■ Task goal ■
Repeat every line exactly, keeping the pictures out of the copy.

■ Source material ■
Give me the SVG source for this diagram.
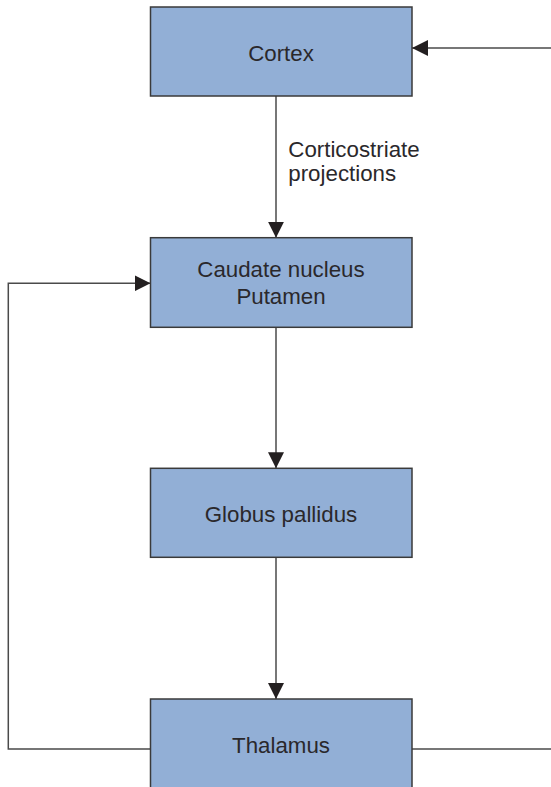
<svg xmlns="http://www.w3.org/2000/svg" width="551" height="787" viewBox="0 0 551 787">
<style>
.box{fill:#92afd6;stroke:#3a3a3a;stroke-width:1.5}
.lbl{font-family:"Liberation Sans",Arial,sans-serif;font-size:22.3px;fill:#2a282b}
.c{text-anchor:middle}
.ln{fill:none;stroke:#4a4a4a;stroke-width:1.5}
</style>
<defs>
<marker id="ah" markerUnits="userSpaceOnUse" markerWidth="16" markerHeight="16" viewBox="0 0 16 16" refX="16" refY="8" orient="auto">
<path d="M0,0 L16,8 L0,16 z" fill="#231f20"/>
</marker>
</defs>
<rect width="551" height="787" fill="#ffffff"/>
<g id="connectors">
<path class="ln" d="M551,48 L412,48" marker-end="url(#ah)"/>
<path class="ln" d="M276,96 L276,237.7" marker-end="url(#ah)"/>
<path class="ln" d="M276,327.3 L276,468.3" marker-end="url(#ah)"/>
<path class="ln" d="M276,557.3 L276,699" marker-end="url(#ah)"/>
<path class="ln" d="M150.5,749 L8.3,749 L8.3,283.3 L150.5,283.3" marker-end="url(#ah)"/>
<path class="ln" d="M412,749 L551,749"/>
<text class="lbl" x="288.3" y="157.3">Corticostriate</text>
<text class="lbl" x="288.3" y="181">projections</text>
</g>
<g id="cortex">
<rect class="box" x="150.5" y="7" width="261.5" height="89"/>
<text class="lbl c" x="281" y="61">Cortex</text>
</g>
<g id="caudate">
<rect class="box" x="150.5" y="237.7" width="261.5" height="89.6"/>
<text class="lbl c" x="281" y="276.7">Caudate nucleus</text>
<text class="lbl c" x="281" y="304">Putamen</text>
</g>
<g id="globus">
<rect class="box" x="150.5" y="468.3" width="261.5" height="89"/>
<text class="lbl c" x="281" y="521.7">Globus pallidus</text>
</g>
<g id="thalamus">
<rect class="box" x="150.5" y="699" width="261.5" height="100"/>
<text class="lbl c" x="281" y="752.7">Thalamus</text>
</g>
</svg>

■ Completed exercise ■
Give me the SVG source for this diagram.
<svg xmlns="http://www.w3.org/2000/svg" width="551" height="787" viewBox="0 0 551 787">
<style>
.box{fill:#92afd6;stroke:#3a3a3a;stroke-width:1.5}
.lbl{font-family:"Liberation Sans",Arial,sans-serif;font-size:22.3px;fill:#2a282b}
.c{text-anchor:middle}
.ln{fill:none;stroke:#4a4a4a;stroke-width:1.5}
</style>
<defs>
<marker id="ah" markerUnits="userSpaceOnUse" markerWidth="16" markerHeight="16" viewBox="0 0 16 16" refX="16" refY="8" orient="auto">
<path d="M0,0 L16,8 L0,16 z" fill="#231f20"/>
</marker>
</defs>
<rect width="551" height="787" fill="#ffffff"/>
<g id="connectors">
<path class="ln" d="M551,48 L412,48" marker-end="url(#ah)"/>
<path class="ln" d="M276,96 L276,237.7" marker-end="url(#ah)"/>
<path class="ln" d="M276,327.3 L276,468.3" marker-end="url(#ah)"/>
<path class="ln" d="M276,557.3 L276,699" marker-end="url(#ah)"/>
<path class="ln" d="M150.5,749 L8.3,749 L8.3,283.3 L150.5,283.3" marker-end="url(#ah)"/>
<path class="ln" d="M412,749 L551,749"/>
<text class="lbl" x="288.3" y="157.3">Corticostriate</text>
<text class="lbl" x="288.3" y="181">projections</text>
</g>
<g id="cortex">
<rect class="box" x="150.5" y="7" width="261.5" height="89"/>
<text class="lbl c" x="281" y="61">Cortex</text>
</g>
<g id="caudate">
<rect class="box" x="150.5" y="237.7" width="261.5" height="89.6"/>
<text class="lbl c" x="281" y="276.7">Caudate nucleus</text>
<text class="lbl c" x="281" y="304">Putamen</text>
</g>
<g id="globus">
<rect class="box" x="150.5" y="468.3" width="261.5" height="89"/>
<text class="lbl c" x="281" y="521.7">Globus pallidus</text>
</g>
<g id="thalamus">
<rect class="box" x="150.5" y="699" width="261.5" height="100"/>
<text class="lbl c" x="281" y="752.7">Thalamus</text>
</g>
</svg>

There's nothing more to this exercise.